Once the memory controllers 20A-20E have processed the data as discussed above, the 
data is transferred via the respective memory buses 22A-22E to the host/data controller 16,18. 
The host/data controller 16,18 includes ECC modules 40A-40E to detect and correct single-bit 
errors and detect multi-bit errors in each of the four quad-words and the parity information 
delivered from the respective memory controllers 20A-20E. As with the ECC algorithm in the 
memory controllers 20A-20E, correctable single bit errors may be corrected by the ECC 
algorithm in the ECC modules 40A-40E. For uncorrectable single-bit errors and multi-bit errors, 
another data correction mechanism is advantageously provided. 
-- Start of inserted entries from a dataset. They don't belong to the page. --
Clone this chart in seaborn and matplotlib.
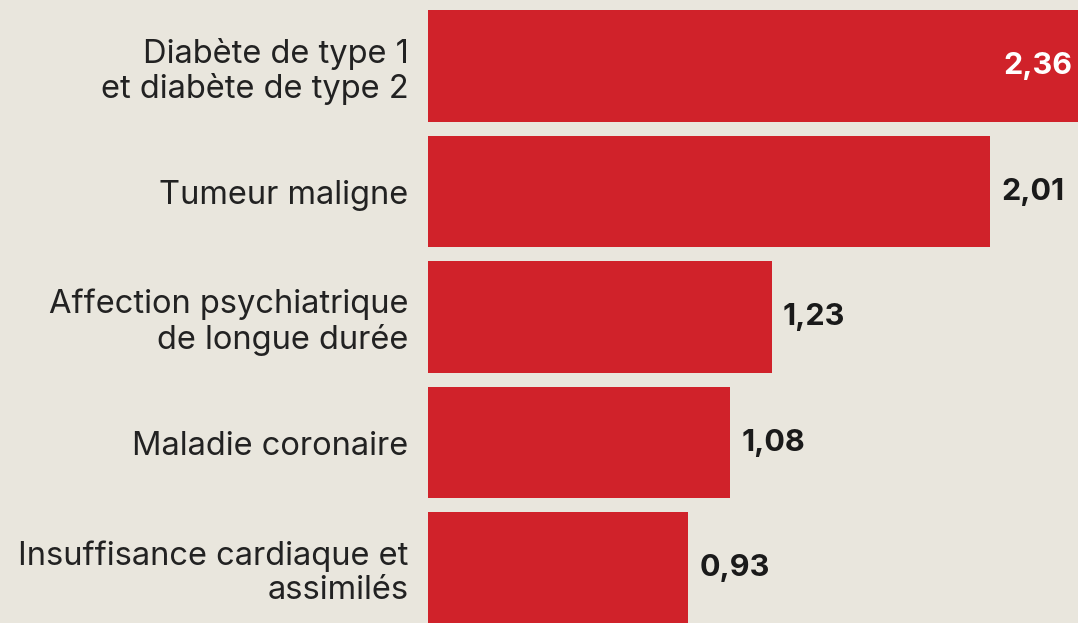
import numpy as np
import pandas as pd
import matplotlib
matplotlib.use("Agg")
import matplotlib.pyplot as plt
import seaborn as sns

# data
categories = ["Diabète de type 1\net diabète de type 2",
              "Tumeur maligne",
              "Affection psychiatrique\nde longue durée",
              "Maladie coronaire",
              "Insuffisance cardiaque et\nassimilés"]
values = [2.36, 2.01, 1.23, 1.08, 0.93]
value_labels = ["2,36", "2,01", "1,23", "1,08", "0,93"]

bg = "#e9e6dd"
red = "#d0222a"

sns.set_theme(style="white")
plt.rcParams['font.family'] = ['Inter', 'DejaVu Sans']

df = pd.DataFrame({"cat": categories, "val": values})

fig = plt.figure(figsize=(10.78, 6.23), dpi=100)
fig.patch.set_facecolor(bg)
ax = fig.add_axes([428/1078, 0, 650/1078, 1])
ax.set_facecolor(bg)

sns.barplot(data=df, y="cat", x="val", orient="h", color=red,
            width=0.89, saturation=1, linewidth=0, ax=ax)

ax.set_xlim(0, 650/279.6)
ax.set_ylim(4.438, -0.526)
ax.set_xlabel("")
ax.set_ylabel("")
ax.set_xticks([])
for s in ax.spines.values():
    s.set_visible(False)
ax.tick_params(axis="y", length=0, pad=14, labelsize=23.5, labelcolor="#222222")
for lbl in ax.get_yticklabels():
    lbl.set_linespacing(1.15)

# value labels
for i, (v, t) in enumerate(zip(values, value_labels)):
    if v > 2.2:
        ax.annotate(t, (v, i), xytext=(-11, 0), textcoords="offset points",
                    ha="right", va="center", fontsize=22, fontweight="bold",
                    color="white", annotation_clip=False)
    else:
        ax.annotate(t, (v, i), xytext=(8, 0), textcoords="offset points",
                    ha="left", va="center", fontsize=22, fontweight="bold",
                    color="#1a1a1a")

fig.savefig("out.png", dpi=100, facecolor=bg)
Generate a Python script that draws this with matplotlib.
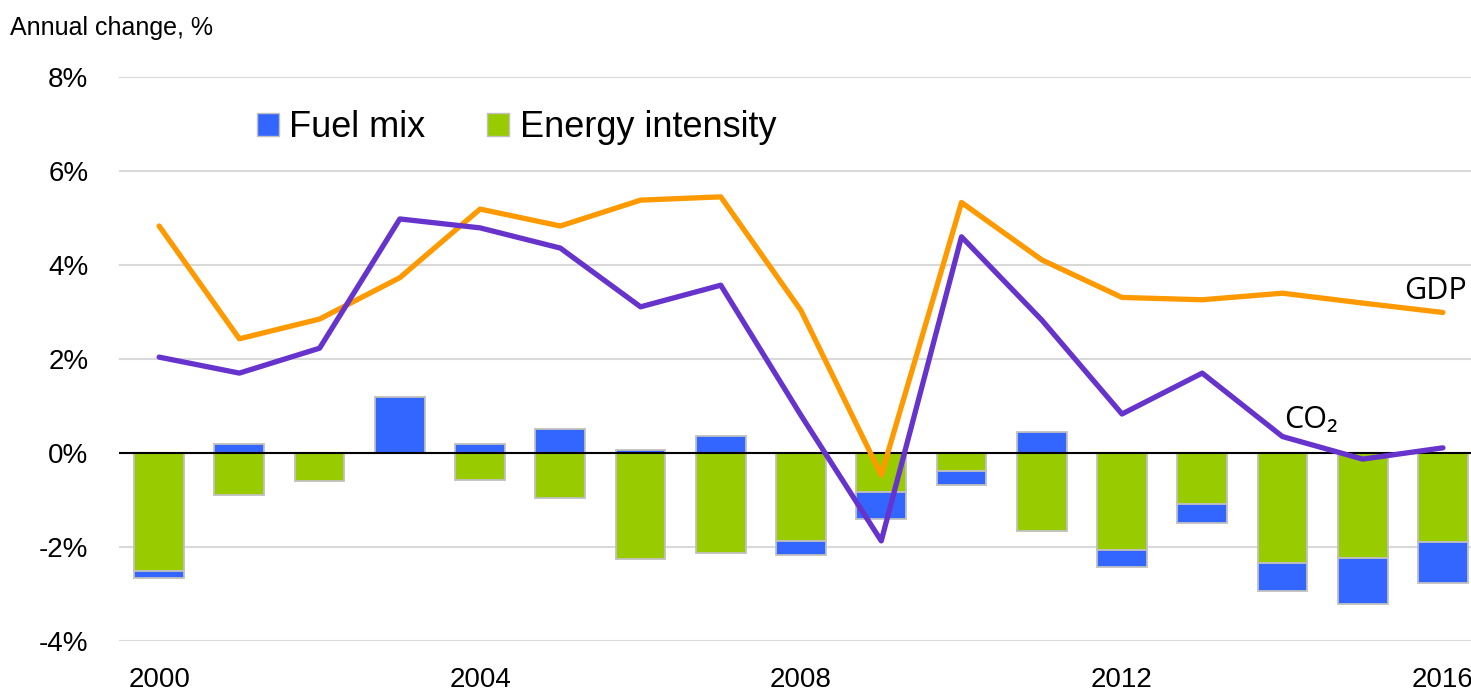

The outputs 42A-42E of each of the ECC modules 40A-40E are coupled to a respective 
multiplexer 44A-44E. Based on the output 42A-42E of each of the ECC modules 40A-40E, each 
respective multiplexer 44A-44E selects between the original data delivered to the multiplexers 
44A-44E on respective buses 46A-46E and the re-created data generated by the exclusive OR 
(XOR) engine 48 delivered to the multiplexers 44A-44E via the respective buses 50A-50E. 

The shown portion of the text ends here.